The mass influx of UHNWIs has had an influence on more than just prime real estate prices. Over and above the Golden Visa, a residency-by-investment programme, very popular with Chinese and Americans, and more recently, Brexit refugees, affluent Europeans looking for advantageous tax breaks have moved their fiscal residence to Lisbon, and in many cases their families and their lives, through the Portuguese government programme called Non-Habitual Resident programme aka NHR. With British and French relocating and sending Lisbon’s prime real estate prices soaring from excess demand, Lisbon’s real estate and restaurant scene has undergone a makeover to cater to the ever-demanding international crowd.

Portuguese cuisine celebrates the produce, much like in Italy, where freshness and simplicity reign supreme, from oysters that are shipped to Brittany in France, to clams “à bulhão pato” so good it makes it impossible to eat them any other way, or in any other country (I have tried in Spain and Mexico – disaster in the latter), to grilled fish so fresh only a diver asking you what you want to eat could beat it.

As Portuguese, we thank the Atlantic Ocean for being as chilled as it is for at least five reasons: the dramatic views; the quality and abundance of fish; for keeping our skin in place from sheer thermal shock; the fresh air that keeps us healthy; and for keeping an added five million people that prefer lukewarm water at bay.

The Portuguese typically favour flavour over ambiance and authenticity over fancy lighting and they take their food far more seriously than you would expect. Spoiled by our environment, we expect nothing but the best beaches, seafood, and our fish to be tasty and tender… the simple joys of life, courtesy of the Atlantic Ocean. While we still have our traditional favourites, we too are pleased to see some local chefs rise to fame from José Avillez to Henrique Sá Pessoa, via Francisco Mendes to name a few, although local and foreign newcomers are keeping them on their toes.
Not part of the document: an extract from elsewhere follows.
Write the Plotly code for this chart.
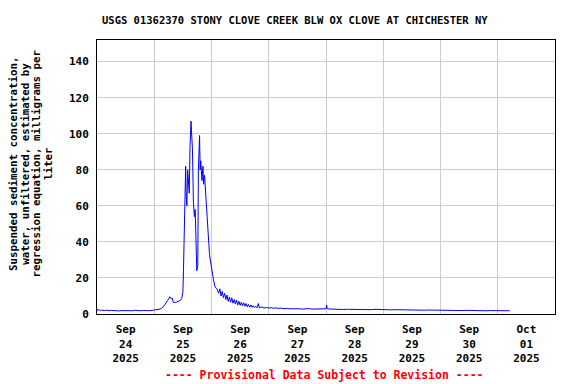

The one you should know by now:

Mar do Inferno

Cascais

My all-time favourite. For those of us who are from here, part of the charm of our long-standing local, let’s be honest, is the satisfaction of checking in with the owner, Dona Lurdes who sits at the entrance of the restaurant and knows you by name, and being greeted by the gentlemen waiters who have been there for as long as the restaurant itself. Despite no longer being a spring-chicken, they still call you ‘menina’ (little girl). This restaurant perched on the Atlantic’s cliffs next to the Boca do Inferno, became overly popular when it was ranked in the top 10 tables of Portugal some years ago. It has many competitors down the coastal road to Guincho, off the coast of Lisbon where the Portuguese go for their seafood lunches in the company of their beloved ocean. Although some of their neighbours have upped their game and might enjoy an even more privileged setting suspended over the ocean, Mar do Inferno is still the best of the best. Whether you eat sapateira (spidercrab) or clams, percebes (the rather phallic-looking seafood) or peixe ao sal (baked fish covered in salt), you can’t go wrong. You could also try the champagne sangria that is delicious if you want to try something other than a good red or white wine.

The one to watch:

Kappo

Cascais

This brand-new Japanese experience, signed Chef Tiago Penão, is a serious treat. We sat at the bar that surrounds the chef and sous-chefs, and I faced the large window wall that lets the outside in, a façade typical of the pretty old town of Cascais with trees and greenery magically filling my view. I watched my father admire the chef at work. With a long foodie history and professional training, more cookbooks in his library than should be allowed and currently writing an encyclopaedia on culinary factoids, my father is any restaurant’s nightmare as his eagle eye and pallet don’t miss a beat even if his hearing does, which invariably means he voices opinions rather loudly. Yet even he was silenced by the very first fish. It is hard to do Kappo justice or describe how beautiful the presentation is, how the chef celebrates the freshness of the produce Portugal’s coast has to offer, or how it feels to bite into the most delicate seeming of rolls, to find the texture crunchy and the taste utter perfection. You could hear gasps of delight across the room, and the word ‘Michelin’ being mumbled. An ode to the Atlantic Ocean, and to Japan, Kappo is a delight for the senses, between watching artists at work and the sight for sore eyes that is the food they present you with, the smell of the ancient technique used for the rice, or the smoky traditional Japanese charcoal braising methods, the sense of touch as they encourage you to eat the sushi with your fingers, and of course taste, as subtle and refined as it is surprising and reassuring. A perfect blend of modernity and tradition, you should hurry before it gets its star, which every customer believes is only a matter of time.